Since 9/11, the Department of Justice has investigated more than 11,000 incidents of anti-Muslim rhetoric threatening to incite violence in the U.S., resulting in 45 prosecutions.
Political candidates and supporters call for walls, national registries of Muslims, isolating Muslims into ghettos and banning Muslims from entering this county. A week after the Paris attacks, 25 U.S. governors had spoken against accepting Syrian refugees into their states. People who are frightened by an unpredictable economy, a high-tech world, and changing norms for social and sexual behavior are susceptible to this hateful rhetoric.
The First Amendment allows this speech to flourish, but not hateful acts.

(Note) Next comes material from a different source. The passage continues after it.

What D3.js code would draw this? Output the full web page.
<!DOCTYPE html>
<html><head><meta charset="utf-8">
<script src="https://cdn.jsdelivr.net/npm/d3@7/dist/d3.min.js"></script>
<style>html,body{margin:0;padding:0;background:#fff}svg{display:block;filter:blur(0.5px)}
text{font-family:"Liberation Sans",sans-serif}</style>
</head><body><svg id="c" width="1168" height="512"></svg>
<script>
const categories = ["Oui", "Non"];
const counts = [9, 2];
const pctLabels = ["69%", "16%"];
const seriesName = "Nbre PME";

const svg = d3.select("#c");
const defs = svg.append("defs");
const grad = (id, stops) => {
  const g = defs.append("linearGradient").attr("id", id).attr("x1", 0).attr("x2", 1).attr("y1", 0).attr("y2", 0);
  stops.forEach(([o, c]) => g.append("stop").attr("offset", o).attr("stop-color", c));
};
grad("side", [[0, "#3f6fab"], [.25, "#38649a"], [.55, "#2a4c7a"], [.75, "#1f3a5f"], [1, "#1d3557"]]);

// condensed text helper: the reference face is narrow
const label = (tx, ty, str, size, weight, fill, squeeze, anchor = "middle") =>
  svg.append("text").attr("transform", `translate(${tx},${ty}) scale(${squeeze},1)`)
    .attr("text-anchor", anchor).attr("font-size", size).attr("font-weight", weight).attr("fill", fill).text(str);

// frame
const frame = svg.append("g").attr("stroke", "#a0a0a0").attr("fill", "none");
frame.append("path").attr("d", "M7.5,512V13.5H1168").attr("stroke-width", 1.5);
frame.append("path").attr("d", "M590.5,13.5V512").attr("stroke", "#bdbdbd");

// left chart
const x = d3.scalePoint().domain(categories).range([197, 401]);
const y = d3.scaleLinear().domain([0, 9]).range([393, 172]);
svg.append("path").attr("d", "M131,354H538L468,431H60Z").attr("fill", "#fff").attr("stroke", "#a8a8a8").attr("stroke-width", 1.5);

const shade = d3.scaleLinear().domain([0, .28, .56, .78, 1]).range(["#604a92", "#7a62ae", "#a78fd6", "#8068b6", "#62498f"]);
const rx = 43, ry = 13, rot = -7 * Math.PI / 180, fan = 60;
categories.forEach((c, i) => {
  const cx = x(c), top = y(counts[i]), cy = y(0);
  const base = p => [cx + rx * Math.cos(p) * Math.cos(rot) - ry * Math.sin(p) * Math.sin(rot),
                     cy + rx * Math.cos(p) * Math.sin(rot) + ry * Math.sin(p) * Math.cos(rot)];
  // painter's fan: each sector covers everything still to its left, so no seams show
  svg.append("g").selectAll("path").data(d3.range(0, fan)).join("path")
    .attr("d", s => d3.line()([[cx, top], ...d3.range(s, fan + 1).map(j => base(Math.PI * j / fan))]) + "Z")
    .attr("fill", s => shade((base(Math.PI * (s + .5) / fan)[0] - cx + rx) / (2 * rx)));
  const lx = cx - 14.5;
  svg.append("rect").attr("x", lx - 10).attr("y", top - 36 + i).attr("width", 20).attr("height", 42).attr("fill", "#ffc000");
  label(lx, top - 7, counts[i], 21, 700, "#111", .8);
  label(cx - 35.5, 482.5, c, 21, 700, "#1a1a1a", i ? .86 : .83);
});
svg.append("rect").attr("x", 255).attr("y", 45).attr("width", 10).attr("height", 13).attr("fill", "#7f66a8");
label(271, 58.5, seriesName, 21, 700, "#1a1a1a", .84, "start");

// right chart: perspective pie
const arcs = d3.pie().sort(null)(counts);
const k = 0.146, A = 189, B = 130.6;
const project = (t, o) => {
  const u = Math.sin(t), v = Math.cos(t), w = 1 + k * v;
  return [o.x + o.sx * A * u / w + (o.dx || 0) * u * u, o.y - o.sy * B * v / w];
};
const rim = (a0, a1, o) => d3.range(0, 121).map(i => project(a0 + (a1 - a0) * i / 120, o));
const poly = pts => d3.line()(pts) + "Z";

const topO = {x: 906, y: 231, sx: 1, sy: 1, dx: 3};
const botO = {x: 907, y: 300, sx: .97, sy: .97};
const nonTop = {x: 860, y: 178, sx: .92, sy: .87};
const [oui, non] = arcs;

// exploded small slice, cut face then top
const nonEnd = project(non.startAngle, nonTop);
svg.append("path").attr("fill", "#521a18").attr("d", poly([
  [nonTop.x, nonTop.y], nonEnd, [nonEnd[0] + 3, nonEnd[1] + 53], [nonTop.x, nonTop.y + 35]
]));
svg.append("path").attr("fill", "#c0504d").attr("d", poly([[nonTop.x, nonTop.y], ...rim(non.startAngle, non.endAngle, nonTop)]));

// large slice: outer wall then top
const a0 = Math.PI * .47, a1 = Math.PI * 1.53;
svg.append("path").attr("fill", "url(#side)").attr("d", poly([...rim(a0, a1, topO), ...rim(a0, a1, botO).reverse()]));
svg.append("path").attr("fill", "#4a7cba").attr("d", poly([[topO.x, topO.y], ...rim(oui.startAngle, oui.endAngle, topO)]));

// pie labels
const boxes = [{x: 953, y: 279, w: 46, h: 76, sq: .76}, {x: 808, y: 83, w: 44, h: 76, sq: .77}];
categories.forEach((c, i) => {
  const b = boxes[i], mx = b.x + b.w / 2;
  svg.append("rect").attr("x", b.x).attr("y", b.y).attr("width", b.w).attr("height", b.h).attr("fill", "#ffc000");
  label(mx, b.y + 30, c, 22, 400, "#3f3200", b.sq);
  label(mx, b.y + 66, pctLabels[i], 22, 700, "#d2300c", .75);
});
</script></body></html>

At a Texas mosque, vandals tore pages of a Qur'an and covered them with feces. In New York, a man punched a Muslim store owner and yelled, "I kill Muslims." In California, a woman shouted anti-Islamic slurs and threw hot coffee at Muslims. A pigs' head was found outside a mosque in Philadelphia. A man confronted a Muslim woman at a New York City bus stop and said, "I can't wait for the U.S. to get rid of you trash." Windows were broken at a Phoenix mosque. A man set fire to a Somali restaurant in Grand Forks, N.D.
Hateful acts are occurring from California to New York, North Dakota to Texas.